Google Street Views, a body of work by Jon Rafman consisting of an on-going tumblr blog, a book published in conjunction with Golden Age in Chicago, a photo essay on the Art Fag City blog, and a series of glossy c-prints, is—in each of these versions—a collection of images found by Rafman while surfing through the “Street View” feature of the Google Maps application.
(Street View is a massive venture sponsored by Google in which vehicles armed with multi-lensed cameras drive all over the world, taking automatic and indiscriminate street photographs which are themselves, then, composed into 360 degree panoramas which can be virtually navigated through on the computer.)
In each case, one views a landscape (any landscape, rural, urban, suburban, whatever, just so long as it’s a view from a street) depicting either a figure or a group of figures, architectural details, empty vistas, or camera glitches.
It should be said, though, that the bread-and-butter of the project is the series of images depicting a figure or group of figures in isolated settings, suggesting a sense of loneliness or alienation.
For example, in Rafman’s Sixteen Google Street Views book, one views hikers dwarfed by a sublime, snow-covered landscape, a man taking a secret photograph of a group of teenagers in a public square, a small girl sitting by herself to the side of a street, an arm sticking out of the window of a white building, a naked woman staring into the ocean, a man staring into an empty landscape of the American west, and so on and so forth.
In each case, Rafman isolates a view on human action in which that human and their actions are viewed as insignificant or lonely.

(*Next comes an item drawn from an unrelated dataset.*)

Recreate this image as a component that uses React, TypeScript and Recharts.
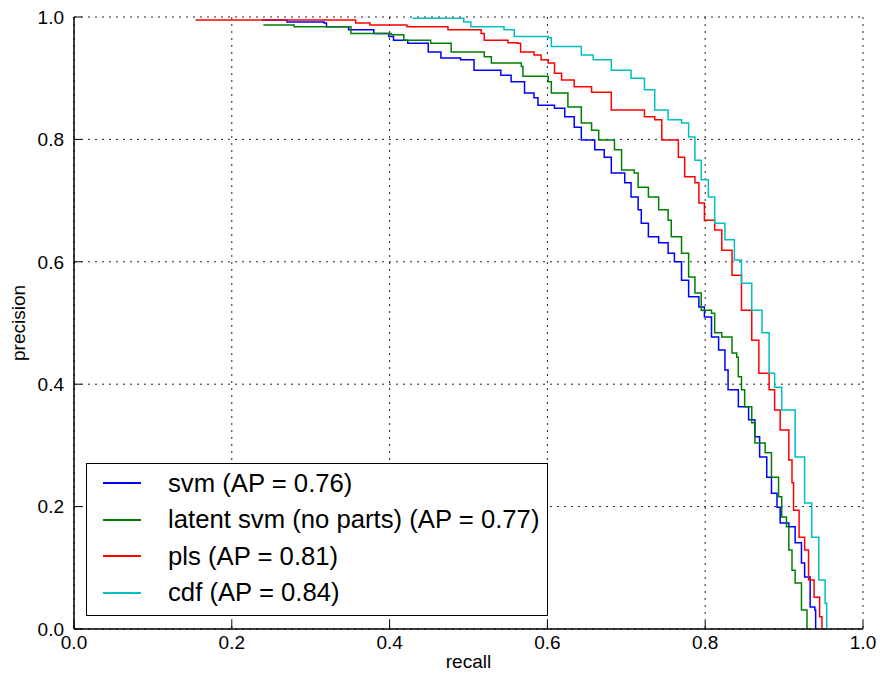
import React from "react"
import { LineChart, Line, XAxis, YAxis, CartesianGrid, Legend } from "recharts"

// precision/recall curves
const svmRecall = [0.238, 0.27, 0.317, 0.32, 0.348, 0.38, 0.399, 0.405, 0.423, 0.449, 0.465, 0.49, 0.507, 0.541, 0.554, 0.571, 0.583, 0.588, 0.609, 0.622, 0.634, 0.643, 0.66, 0.672, 0.681, 0.698, 0.706, 0.715, 0.719, 0.728, 0.741, 0.753, 0.761, 0.77, 0.779, 0.792, 0.799, 0.808, 0.817, 0.825, 0.829, 0.842, 0.855, 0.863, 0.869, 0.878, 0.884, 0.891, 0.895, 0.906, 0.914, 0.922, 0.926, 0.933, 0.939, 0.94]
const svmPrecision = [0.995, 0.992, 0.99, 0.984, 0.979, 0.973, 0.968, 0.962, 0.957, 0.943, 0.933, 0.93, 0.913, 0.905, 0.894, 0.876, 0.868, 0.856, 0.851, 0.837, 0.82, 0.799, 0.783, 0.771, 0.745, 0.729, 0.706, 0.685, 0.663, 0.641, 0.631, 0.614, 0.6, 0.57, 0.543, 0.526, 0.51, 0.477, 0.456, 0.423, 0.391, 0.363, 0.342, 0.314, 0.281, 0.248, 0.222, 0.199, 0.173, 0.167, 0.141, 0.108, 0.085, 0.036, 0.031, 0]

const latentRecall = [0.24, 0.279, 0.347, 0.351, 0.402, 0.418, 0.452, 0.478, 0.52, 0.529, 0.567, 0.569, 0.601, 0.605, 0.626, 0.643, 0.656, 0.665, 0.685, 0.694, 0.71, 0.715, 0.728, 0.741, 0.753, 0.757, 0.77, 0.779, 0.787, 0.795, 0.808, 0.812, 0.821, 0.834, 0.84, 0.842, 0.846, 0.85, 0.859, 0.863, 0.876, 0.884, 0.893, 0.897, 0.903, 0.906, 0.91, 0.914, 0.922, 0.929]
const latentPrecision = [0.987, 0.984, 0.984, 0.973, 0.971, 0.962, 0.957, 0.943, 0.935, 0.925, 0.919, 0.903, 0.894, 0.876, 0.853, 0.827, 0.815, 0.799, 0.783, 0.75, 0.745, 0.722, 0.706, 0.685, 0.668, 0.641, 0.614, 0.575, 0.549, 0.521, 0.516, 0.484, 0.477, 0.451, 0.444, 0.412, 0.391, 0.363, 0.337, 0.304, 0.288, 0.248, 0.216, 0.183, 0.167, 0.129, 0.096, 0.075, 0.031, 0]

const plsRecall = [0.154, 0.355, 0.357, 0.373, 0.375, 0.42, 0.422, 0.472, 0.474, 0.516, 0.52, 0.55, 0.562, 0.566, 0.583, 0.592, 0.601, 0.609, 0.618, 0.634, 0.656, 0.681, 0.723, 0.736, 0.745, 0.766, 0.774, 0.787, 0.792, 0.799, 0.812, 0.821, 0.834, 0.846, 0.859, 0.868, 0.881, 0.888, 0.895, 0.906, 0.91, 0.912, 0.919, 0.926, 0.931, 0.938, 0.945, 0.948]
const plsPrecision = [0.995, 0.995, 0.99, 0.99, 0.987, 0.987, 0.984, 0.984, 0.979, 0.973, 0.962, 0.958, 0.957, 0.943, 0.938, 0.93, 0.925, 0.908, 0.897, 0.886, 0.877, 0.848, 0.837, 0.832, 0.799, 0.771, 0.739, 0.729, 0.696, 0.668, 0.652, 0.619, 0.578, 0.521, 0.472, 0.418, 0.391, 0.358, 0.325, 0.276, 0.239, 0.194, 0.15, 0.129, 0.08, 0.052, 0.02, 0]

const cdfRecall = [0.429, 0.494, 0.503, 0.545, 0.558, 0.601, 0.605, 0.643, 0.658, 0.681, 0.706, 0.723, 0.736, 0.753, 0.77, 0.779, 0.787, 0.795, 0.804, 0.812, 0.825, 0.837, 0.846, 0.859, 0.872, 0.881, 0.888, 0.897, 0.914, 0.926, 0.935, 0.944, 0.952, 0.954]
const cdfPrecision = [0.998, 0.992, 0.984, 0.979, 0.968, 0.966, 0.952, 0.938, 0.93, 0.913, 0.9, 0.881, 0.848, 0.832, 0.827, 0.804, 0.766, 0.734, 0.706, 0.663, 0.636, 0.603, 0.565, 0.521, 0.484, 0.418, 0.395, 0.358, 0.281, 0.206, 0.15, 0.08, 0.042, 0]

const ticks = [0, 0.2, 0.4, 0.6, 0.8, 1.0]

const toPoints = (r: number[], p: number[]) => r.map((v, i) => ({ r: v, p: p[i] }))

const series = [
  { name: "svm (AP = 0.76)", color: "#0000ff", data: toPoints(svmRecall, svmPrecision) },
  { name: "latent svm (no parts) (AP = 0.77)", color: "#008000", data: toPoints(latentRecall, latentPrecision) },
  { name: "pls (AP = 0.81)", color: "#ff0000", data: toPoints(plsRecall, plsPrecision) },
  { name: "cdf (AP = 0.84)", color: "#00bfbf", data: toPoints(cdfRecall, cdfPrecision) },
]

const font = "'Liberation Sans', Arial, Helvetica, sans-serif"
const tickStyle = { fill: "#000", fontSize: 19, fontFamily: font }
const fmt = (v: number) => v.toFixed(1)

function LegendBox() {
  return (
    <div
      style={{
        boxSizing: "border-box",
        width: 462,
        height: 153,
        border: "1.5px solid #000",
        background: "#fff",
        paddingTop: 1,
        fontFamily: font,
        fontSize: 25.7,
        color: "#000",
      }}
    >
      {series.map((s) => (
        <div key={s.name} style={{ display: "flex", alignItems: "center", height: 36.5 }}>
          <div style={{ width: 38, height: 2, background: s.color, marginLeft: 16, marginRight: 27 }} />
          <span style={{ whiteSpace: "nowrap" }}>{s.name}</span>
        </div>
      ))}
    </div>
  )
}

export default function App() {
  return (
    <div style={{ position: "absolute", left: 0, top: 0, width: 880, height: 683, background: "#fff" }}>
      <LineChart width={880} height={683} margin={{ top: 17, right: 17, bottom: 0, left: 10 }}>
        <CartesianGrid stroke="#222" strokeDasharray="2 5" strokeWidth={1} />
        <XAxis
          type="number"
          dataKey="r"
          domain={[0, 1]}
          ticks={ticks}
          tickFormatter={fmt}
          height={54}
          tickSize={-8}
          tickMargin={15}
          tick={tickStyle}
          stroke="#000"
          axisLine={{ stroke: "#000", strokeWidth: 1.5 }}
          tickLine={{ stroke: "#000", strokeWidth: 1 }}
          label={{ value: "recall", position: "insideBottom", offset: 15, fill: "#000", fontSize: 19, fontFamily: font }}
        />
        <XAxis
          xAxisId="top"
          orientation="top"
          type="number"
          domain={[0, 1]}
          ticks={ticks}
          height={0}
          tickSize={-8}
          tick={false}
          axisLine={{ stroke: "#000", strokeWidth: 1.5 }}
          tickLine={{ stroke: "#000", strokeWidth: 1 }}
        />
        <YAxis
          type="number"
          dataKey="p"
          domain={[0, 1]}
          ticks={ticks}
          tickFormatter={fmt}
          width={64}
          tickSize={-8}
          tickMargin={18}
          tick={tickStyle}
          axisLine={{ stroke: "#000", strokeWidth: 1.5 }}
          tickLine={{ stroke: "#000", strokeWidth: 1 }}
          label={{
            value: "precision",
            angle: -90,
            position: "insideLeft",
            offset: 8,
            fill: "#000",
            fontSize: 19,
            fontFamily: font,
            style: { textAnchor: "middle" },
          }}
        />
        <YAxis
          yAxisId="right"
          orientation="right"
          type="number"
          domain={[0, 1]}
          ticks={ticks}
          width={0}
          tickSize={-8}
          tick={false}
          axisLine={{ stroke: "#000", strokeWidth: 1.5 }}
          tickLine={{ stroke: "#000", strokeWidth: 1 }}
        />
        <Legend
          verticalAlign="middle"
          align="center"
          content={() => <LegendBox />}
          wrapperStyle={{ position: "absolute", left: 86, top: 463, width: 462, height: 153 }}
        />
        {series.map((s) => (
          <Line
            key={s.name}
            name={s.name}
            data={s.data}
            dataKey="p"
            type="stepAfter"
            stroke={s.color}
            strokeWidth={1.5}
            dot={false}
            activeDot={false}
            isAnimationActive={false}
          />
        ))}
      </LineChart>
    </div>
  )
}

When these images are taken by themselves, they often border on the sentimental, but when they are paired with the iconography of the Google copyright and directional compass arrows familiar to users of Google Maps, they take on a new significance.
The Google-ized images, after all, are produced without any moral, humanistic point of view.
In regard to this point, Rafman writes:
Google Street Views present a universe observed by the detached gaze of an indifferent Being. Its cameras witness but do not act in history. For all Google cares, the world could be absent of moral dimension.
The driver of the Google vehicle pauses every ten to twenty meters so that the automated cameras can take a picture—the objective is to map out geography photographically (à la Borges’ map of the world at a 1:1 scale), not intentionally suggest anything in particular about that geography.
As such, these images are all but devoid of the human hand in their production, going beyond even Ed Ruscha’s book Every Building on the Sunset Strip in which Ruscha turned on the street photography tradition of, say, Cartier-Bresson by cataloguing “every building on the Sunset Strip” in Los Angeles with an identically wide, frontal framing in every shot, that, then, compounds the endless, lonely sameness of the L.A. landscape.
There are no “decisive moments” in Ruscha’s project as every image is meant to be banal and stricken of any point of view.
In the case of the Google street view camera, this connection between the human hand and the representational image is even further separated, underlining the increasing disconnect between human beings and lived experience—even taking a photograph is more efficiently executed by a machine than a person.
However, whereas Ruscha’s project is anti-aesthetic and largely conceptual, demonstrating a certain deskilling of the artist’s hand, Rafman’s project comes full circle in a way, re-introducing a mode of skilled artistic craftsmanship not, in this case, in taking the photographs, but in searching through Street View and choosing unique images to isolate and re-contextualize.
Without ever intending to do so, the totally automated, impersonal Google Street View camera often picks up stray moments, off-hand glimpses of human personality.
Rafman’s vision of street photography hearkens back to Cartier-Bresson by tracing the (virtual) landscape, seeking out these rare gems—the “decisive moments” accidentally caught by Google–which tell the viewer something particular about where it is they exist.